Reproduce exactly the lines below, from the first through the one containing "const compoundGap = [6.28, 3.43, 0.77]", and nothing more.

::::::::::

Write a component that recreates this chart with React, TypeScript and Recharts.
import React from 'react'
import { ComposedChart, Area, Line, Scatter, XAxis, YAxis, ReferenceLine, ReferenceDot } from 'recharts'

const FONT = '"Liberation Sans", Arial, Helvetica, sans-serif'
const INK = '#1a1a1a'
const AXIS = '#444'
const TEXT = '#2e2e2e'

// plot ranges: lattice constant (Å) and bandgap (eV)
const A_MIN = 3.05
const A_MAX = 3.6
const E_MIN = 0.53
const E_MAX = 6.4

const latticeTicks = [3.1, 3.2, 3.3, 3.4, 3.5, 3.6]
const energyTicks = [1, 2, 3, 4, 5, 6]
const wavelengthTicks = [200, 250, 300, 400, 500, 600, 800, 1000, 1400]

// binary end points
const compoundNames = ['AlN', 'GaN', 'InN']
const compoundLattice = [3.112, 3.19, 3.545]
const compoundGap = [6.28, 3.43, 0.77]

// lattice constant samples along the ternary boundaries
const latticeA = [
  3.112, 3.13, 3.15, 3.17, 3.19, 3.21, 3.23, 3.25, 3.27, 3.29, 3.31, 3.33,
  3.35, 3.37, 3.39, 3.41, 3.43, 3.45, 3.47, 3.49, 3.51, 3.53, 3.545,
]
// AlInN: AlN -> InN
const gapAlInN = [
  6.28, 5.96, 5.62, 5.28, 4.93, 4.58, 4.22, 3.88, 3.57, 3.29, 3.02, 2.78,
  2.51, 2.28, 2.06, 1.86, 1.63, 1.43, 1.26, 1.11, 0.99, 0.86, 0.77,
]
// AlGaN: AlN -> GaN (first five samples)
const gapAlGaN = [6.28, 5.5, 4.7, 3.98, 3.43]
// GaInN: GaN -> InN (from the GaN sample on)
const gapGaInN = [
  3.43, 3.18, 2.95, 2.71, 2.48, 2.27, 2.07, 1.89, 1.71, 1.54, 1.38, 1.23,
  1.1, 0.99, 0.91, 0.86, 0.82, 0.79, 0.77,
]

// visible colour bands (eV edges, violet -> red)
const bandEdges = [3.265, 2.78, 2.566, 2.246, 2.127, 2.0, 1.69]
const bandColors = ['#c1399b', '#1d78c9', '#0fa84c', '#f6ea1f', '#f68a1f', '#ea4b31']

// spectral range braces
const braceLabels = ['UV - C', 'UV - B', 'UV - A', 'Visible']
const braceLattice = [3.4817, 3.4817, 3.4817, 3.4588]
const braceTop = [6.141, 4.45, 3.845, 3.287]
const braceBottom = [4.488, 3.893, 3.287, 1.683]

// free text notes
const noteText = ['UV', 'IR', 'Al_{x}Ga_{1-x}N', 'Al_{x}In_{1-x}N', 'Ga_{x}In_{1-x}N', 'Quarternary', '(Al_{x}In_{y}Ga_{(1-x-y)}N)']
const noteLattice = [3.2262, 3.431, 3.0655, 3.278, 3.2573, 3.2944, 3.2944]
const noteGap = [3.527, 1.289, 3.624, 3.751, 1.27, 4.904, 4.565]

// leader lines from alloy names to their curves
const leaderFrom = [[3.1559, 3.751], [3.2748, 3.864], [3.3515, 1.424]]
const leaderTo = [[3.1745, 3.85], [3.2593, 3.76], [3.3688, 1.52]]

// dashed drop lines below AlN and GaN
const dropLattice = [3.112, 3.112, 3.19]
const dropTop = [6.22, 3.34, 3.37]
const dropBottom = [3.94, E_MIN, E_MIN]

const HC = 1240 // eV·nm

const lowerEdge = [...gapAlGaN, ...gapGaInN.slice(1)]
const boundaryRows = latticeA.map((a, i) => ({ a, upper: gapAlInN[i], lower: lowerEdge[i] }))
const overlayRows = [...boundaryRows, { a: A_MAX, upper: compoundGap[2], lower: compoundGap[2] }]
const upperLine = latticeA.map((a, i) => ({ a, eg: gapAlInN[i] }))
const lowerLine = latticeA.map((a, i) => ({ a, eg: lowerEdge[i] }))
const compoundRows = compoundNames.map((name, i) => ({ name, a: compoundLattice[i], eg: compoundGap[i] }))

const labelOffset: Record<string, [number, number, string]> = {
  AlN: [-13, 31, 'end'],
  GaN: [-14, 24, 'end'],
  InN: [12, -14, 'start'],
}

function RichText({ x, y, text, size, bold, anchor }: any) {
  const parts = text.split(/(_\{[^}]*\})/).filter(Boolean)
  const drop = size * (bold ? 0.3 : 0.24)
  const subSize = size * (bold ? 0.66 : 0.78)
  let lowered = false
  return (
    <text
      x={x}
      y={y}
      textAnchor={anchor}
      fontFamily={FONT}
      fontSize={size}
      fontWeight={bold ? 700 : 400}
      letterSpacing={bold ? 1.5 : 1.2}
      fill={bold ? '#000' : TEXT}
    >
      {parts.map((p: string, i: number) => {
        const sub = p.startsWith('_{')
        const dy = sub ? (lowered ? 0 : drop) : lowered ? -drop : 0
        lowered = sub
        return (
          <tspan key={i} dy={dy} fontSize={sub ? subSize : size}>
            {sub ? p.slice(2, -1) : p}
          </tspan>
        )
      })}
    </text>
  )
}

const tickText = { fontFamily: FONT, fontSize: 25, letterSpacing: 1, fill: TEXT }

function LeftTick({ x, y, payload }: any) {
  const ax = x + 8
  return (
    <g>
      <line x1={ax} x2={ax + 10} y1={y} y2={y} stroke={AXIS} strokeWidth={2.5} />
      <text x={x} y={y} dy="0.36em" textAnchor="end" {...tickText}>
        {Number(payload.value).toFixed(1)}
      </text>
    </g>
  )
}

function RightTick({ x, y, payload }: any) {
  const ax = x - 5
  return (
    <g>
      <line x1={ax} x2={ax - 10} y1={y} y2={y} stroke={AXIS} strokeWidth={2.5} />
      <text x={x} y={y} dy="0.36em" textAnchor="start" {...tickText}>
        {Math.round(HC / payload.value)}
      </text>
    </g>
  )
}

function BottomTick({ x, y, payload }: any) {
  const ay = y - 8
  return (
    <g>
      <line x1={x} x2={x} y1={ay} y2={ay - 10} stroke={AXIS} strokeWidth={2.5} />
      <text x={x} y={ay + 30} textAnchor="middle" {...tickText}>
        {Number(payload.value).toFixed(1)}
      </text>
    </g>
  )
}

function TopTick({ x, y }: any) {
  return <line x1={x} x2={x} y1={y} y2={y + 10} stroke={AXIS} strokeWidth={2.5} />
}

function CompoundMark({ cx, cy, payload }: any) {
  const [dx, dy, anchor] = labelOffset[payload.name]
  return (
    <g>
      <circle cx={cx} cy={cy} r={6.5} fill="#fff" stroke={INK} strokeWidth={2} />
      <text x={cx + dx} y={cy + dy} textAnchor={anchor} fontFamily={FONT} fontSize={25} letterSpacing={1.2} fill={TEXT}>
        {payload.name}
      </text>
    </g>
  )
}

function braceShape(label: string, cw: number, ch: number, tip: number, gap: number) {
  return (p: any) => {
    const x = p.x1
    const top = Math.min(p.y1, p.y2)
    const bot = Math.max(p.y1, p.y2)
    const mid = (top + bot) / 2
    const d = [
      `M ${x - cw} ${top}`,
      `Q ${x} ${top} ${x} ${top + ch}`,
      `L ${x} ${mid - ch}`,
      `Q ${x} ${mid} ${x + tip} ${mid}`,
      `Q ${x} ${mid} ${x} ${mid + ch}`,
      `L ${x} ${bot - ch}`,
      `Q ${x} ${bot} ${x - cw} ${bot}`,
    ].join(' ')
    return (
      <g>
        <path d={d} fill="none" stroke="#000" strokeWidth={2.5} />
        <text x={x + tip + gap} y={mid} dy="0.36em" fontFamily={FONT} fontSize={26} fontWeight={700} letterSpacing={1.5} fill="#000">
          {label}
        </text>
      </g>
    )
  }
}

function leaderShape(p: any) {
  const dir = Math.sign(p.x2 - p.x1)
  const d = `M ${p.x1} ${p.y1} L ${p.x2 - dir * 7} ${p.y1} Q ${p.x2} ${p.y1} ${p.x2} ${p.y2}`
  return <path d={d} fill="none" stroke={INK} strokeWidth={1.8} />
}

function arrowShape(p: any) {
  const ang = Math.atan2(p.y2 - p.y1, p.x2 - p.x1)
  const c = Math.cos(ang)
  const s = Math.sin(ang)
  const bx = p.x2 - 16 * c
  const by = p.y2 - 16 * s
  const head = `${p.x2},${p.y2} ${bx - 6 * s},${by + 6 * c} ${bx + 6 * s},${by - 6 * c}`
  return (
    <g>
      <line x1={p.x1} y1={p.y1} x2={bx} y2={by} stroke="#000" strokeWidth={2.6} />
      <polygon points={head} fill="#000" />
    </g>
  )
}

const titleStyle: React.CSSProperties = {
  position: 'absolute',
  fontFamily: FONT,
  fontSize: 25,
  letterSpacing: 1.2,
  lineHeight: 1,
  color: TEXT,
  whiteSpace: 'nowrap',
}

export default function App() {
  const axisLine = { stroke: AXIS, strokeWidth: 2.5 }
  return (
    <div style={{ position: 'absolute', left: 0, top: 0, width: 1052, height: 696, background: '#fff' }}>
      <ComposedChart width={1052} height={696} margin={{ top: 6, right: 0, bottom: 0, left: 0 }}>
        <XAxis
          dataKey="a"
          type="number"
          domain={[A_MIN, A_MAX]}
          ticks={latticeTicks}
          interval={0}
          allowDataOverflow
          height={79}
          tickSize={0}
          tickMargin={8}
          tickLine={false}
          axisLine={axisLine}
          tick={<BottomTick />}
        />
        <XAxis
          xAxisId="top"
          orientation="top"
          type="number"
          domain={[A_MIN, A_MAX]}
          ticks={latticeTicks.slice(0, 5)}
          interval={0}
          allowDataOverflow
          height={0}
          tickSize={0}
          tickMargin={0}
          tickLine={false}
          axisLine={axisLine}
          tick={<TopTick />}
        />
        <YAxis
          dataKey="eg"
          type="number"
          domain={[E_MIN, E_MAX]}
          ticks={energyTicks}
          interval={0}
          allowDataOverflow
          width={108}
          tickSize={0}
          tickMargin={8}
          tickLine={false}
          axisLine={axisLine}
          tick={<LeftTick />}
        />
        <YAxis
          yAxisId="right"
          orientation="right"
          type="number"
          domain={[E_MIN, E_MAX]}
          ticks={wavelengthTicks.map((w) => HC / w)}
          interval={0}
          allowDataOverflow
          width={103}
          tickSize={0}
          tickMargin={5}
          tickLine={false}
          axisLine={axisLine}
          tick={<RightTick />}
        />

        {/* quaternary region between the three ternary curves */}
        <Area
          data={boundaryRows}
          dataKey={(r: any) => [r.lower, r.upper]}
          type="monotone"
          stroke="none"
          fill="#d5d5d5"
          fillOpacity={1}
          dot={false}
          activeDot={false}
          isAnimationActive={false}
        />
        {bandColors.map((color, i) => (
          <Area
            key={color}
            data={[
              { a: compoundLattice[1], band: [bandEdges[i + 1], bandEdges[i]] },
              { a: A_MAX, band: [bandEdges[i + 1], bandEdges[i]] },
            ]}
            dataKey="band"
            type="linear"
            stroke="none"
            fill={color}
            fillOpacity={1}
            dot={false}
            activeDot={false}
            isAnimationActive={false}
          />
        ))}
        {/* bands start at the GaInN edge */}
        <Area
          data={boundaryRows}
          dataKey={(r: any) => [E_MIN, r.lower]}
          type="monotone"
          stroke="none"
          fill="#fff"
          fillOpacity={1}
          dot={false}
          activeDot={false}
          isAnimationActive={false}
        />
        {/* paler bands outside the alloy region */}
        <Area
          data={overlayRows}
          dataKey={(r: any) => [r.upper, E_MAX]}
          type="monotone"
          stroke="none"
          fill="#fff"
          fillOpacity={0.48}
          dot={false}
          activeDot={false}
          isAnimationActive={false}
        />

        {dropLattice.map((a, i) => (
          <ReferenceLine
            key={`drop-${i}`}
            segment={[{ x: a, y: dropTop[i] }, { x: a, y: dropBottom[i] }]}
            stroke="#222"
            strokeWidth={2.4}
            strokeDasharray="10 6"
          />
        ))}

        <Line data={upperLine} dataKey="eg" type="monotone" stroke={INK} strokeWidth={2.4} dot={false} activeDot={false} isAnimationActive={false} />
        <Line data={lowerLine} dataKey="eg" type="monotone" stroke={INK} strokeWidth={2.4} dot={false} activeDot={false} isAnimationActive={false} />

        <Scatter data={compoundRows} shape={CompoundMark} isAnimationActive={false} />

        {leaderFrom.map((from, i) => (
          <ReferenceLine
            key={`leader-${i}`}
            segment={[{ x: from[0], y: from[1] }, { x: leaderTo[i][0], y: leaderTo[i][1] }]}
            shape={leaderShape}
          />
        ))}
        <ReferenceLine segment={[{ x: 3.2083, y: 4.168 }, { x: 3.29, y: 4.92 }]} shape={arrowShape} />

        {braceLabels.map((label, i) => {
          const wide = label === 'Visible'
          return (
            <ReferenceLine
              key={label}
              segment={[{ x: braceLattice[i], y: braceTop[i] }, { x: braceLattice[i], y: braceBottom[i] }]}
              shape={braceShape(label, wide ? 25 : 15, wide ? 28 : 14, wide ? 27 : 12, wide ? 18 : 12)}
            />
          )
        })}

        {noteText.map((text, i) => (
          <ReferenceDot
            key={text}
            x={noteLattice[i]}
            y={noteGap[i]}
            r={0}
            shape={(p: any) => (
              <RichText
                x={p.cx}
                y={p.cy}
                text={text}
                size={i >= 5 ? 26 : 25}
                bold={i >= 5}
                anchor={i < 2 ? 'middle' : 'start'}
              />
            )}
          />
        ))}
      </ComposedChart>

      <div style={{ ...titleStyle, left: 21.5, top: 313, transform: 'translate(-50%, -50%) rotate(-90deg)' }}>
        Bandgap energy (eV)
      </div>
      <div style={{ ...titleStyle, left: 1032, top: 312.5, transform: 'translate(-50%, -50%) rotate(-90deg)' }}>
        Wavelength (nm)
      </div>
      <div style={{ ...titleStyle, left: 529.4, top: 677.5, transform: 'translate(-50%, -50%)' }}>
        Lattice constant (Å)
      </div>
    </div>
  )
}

::::::::::

Response for this exercise:
Write a component that recreates this chart with React, TypeScript and Recharts.
import React from 'react'
import { ComposedChart, Area, Line, Scatter, XAxis, YAxis, ReferenceLine, ReferenceDot } from 'recharts'

const FONT = '"Liberation Sans", Arial, Helvetica, sans-serif'
const INK = '#1a1a1a'
const AXIS = '#444'
const TEXT = '#2e2e2e'

// plot ranges: lattice constant (Å) and bandgap (eV)
const A_MIN = 3.05
const A_MAX = 3.6
const E_MIN = 0.53
const E_MAX = 6.4

const latticeTicks = [3.1, 3.2, 3.3, 3.4, 3.5, 3.6]
const energyTicks = [1, 2, 3, 4, 5, 6]
const wavelengthTicks = [200, 250, 300, 400, 500, 600, 800, 1000, 1400]

// binary end points
const compoundNames = ['AlN', 'GaN', 'InN']
const compoundLattice = [3.112, 3.19, 3.545]
const compoundGap = [6.28, 3.43, 0.77]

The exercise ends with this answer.